Sometimes I want just one day off from this crap. Just one day off of not thinking about it. The alternative? Divorce and thinking about all that would entail - sharing kids at holidays, him with another partner - it just all sucks so bad... ugh.

  • Author
Posted

Thanks to all who responded. Every single response was helpful.

 

To answer some of your questions, yes, we've been through the hysterical bonding period. I think we're almost on the other side of that.

 

No, we aren't going to counseling. I know many of you will want to respond and say it's necessary but I've been through counseling before and I"m not a big fan. But we are going to church (get this - the OW goes to the same church! We haven't run into her yet but I've seen her from a distance) and we've decided to renew our vows. (I'm going to post on this topic next).

 

Thanks again. This forum has been a Godsend to me throughout this process even though I've only posted a couple of times.

 

I'm willing to do the work and move on with my life. As long as he continues to do the work, too. And he has. He's been nothing shot of wonderful to me and I truly believe he is repentant and that he loves only me. But it's early in the reconciliation process so I still have thoughts that he may still love her and miss her but he'd never admit that.

 

Thanks again!

Posted

Which are you more upset over? The things he did while he was in the A initially or the in between time when he left in April until 6 weeks ago when he came back into your home.

 

Honestly it all sounds upsetting to me. Not only did he say he thought he loved her, he left you to give that relationship a chance and I guess realized it wasn't all unicorns and rainbows and decided he wanted to be with you.

 

You need to ask yourself if your love for him is strong enough to handle that.

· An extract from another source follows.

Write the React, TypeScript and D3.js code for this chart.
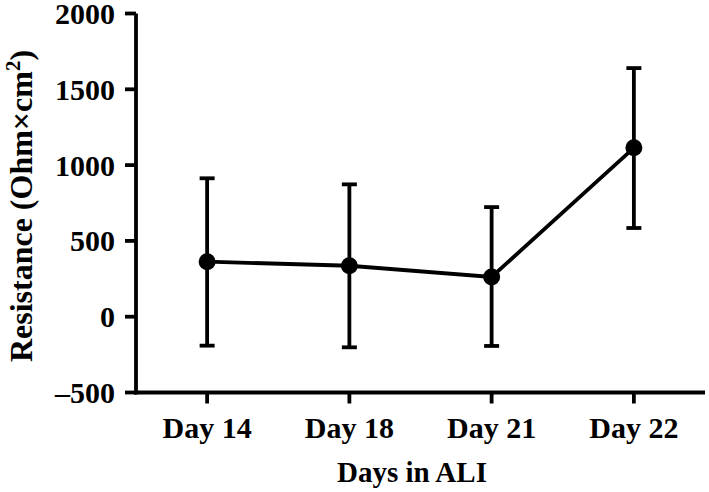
import React from "react";
import * as d3 from "d3";

const categories = ["Day 14", "Day 18", "Day 21", "Day 22"];
const means = [363, 336, 262, 1114];
const upper = [913, 873, 723, 1640];
const lower = [-191, -202, -193, 585];
const yTicks = [-500, 0, 500, 1000, 1500, 2000];

export default function App() {
  const W = 709, H = 492;
  const x = d3.scalePoint<string>().domain(categories).range([136, 705]).padding(0.5);
  const y = d3.scaleLinear().domain([-500, 2000]).range([392.5, 13.5]);
  const line = d3.line<number>().x((_, i) => x(categories[i])!).y((d) => y(d));
  const font = "'Liberation Serif', 'Times New Roman', serif";
  const sw = 3.8;
  return (
    <svg width={W} height={H} style={{ position: "absolute", left: 0, top: 0, background: "#fff" }}>
      <g fontFamily={font} fontWeight="bold" fill="#000">
        {/* axes */}
        <line x1={136} x2={136} y1={y(2000)} y2={y(-500) + sw / 2} stroke="#000" strokeWidth={sw} />
        <line x1={136 - sw / 2} x2={705} y1={y(-500)} y2={y(-500)} stroke="#000" strokeWidth={sw} />
        {yTicks.map((t) => (
          <g key={t}>
            <line x1={125} x2={136} y1={y(t)} y2={y(t)} stroke="#000" strokeWidth={sw} />
            <text x={115} y={y(t)} dy="0.35em" textAnchor="end" fontSize={30}>
              {t < 0 ? "\u2013" + Math.abs(t) : t}
            </text>
          </g>
        ))}
        {categories.map((c) => (
          <g key={c}>
            <line x1={x(c)} x2={x(c)} y1={y(-500)} y2={y(-500) + 11} stroke="#000" strokeWidth={sw} />
            <text x={x(c)} y={438} textAnchor="middle" fontSize={30}>{c}</text>
          </g>
        ))}
        <text x={412} y={482} textAnchor="middle" fontSize={29}>Days in ALI</text>
        <text transform="translate(32,206) rotate(-90)" textAnchor="middle" fontSize={32}>
          Resistance (Ohm×cm
          <tspan dy={-12} fontSize={21}>2</tspan>
          <tspan dy={12}>)</tspan>
        </text>
        {/* error bars */}
        {categories.map((c, i) => (
          <g key={"e" + c} stroke="#000" strokeWidth={sw}>
            <line x1={x(c)} x2={x(c)} y1={y(upper[i])} y2={y(lower[i])} />
            <line x1={x(c)! - 7.5} x2={x(c)! + 7.5} y1={y(upper[i])} y2={y(upper[i])} />
            <line x1={x(c)! - 7.5} x2={x(c)! + 7.5} y1={y(lower[i])} y2={y(lower[i])} />
          </g>
        ))}
        <path d={line(means)!} fill="none" stroke="#000" strokeWidth={sw} />
        {means.map((m, i) => (
          <circle key={i} cx={x(categories[i])} cy={y(m)} r={8.5} fill="#000" />
        ))}
      </g>
    </svg>
  );
}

Not all of us are. An A is a lot of hot monkey sex that our WS go off and do with other people. Then they are basking in the glow of their own orgasms and their heads are in a fog. They are not thinking of their BS or how they'd feel about what they are doing. All of a sudden every problem in their M is magnified 100X over and this is what is used to justify their actions.

 

What made you take him back? I know I wouldn't have. The trust would be totally gone. The foundation of our marriage would be gone. He would not get a pass to test the waters and then see if he can float nicely on it. He would never been allowed back into my home or bed if he left me and my kids for some piece of a$$ that in the end meant nothing to him. Besides, it is humiliating. What do you tell your family, your kids? Daddy is done having fun.

 

Good luck to you and whatever you choose to do.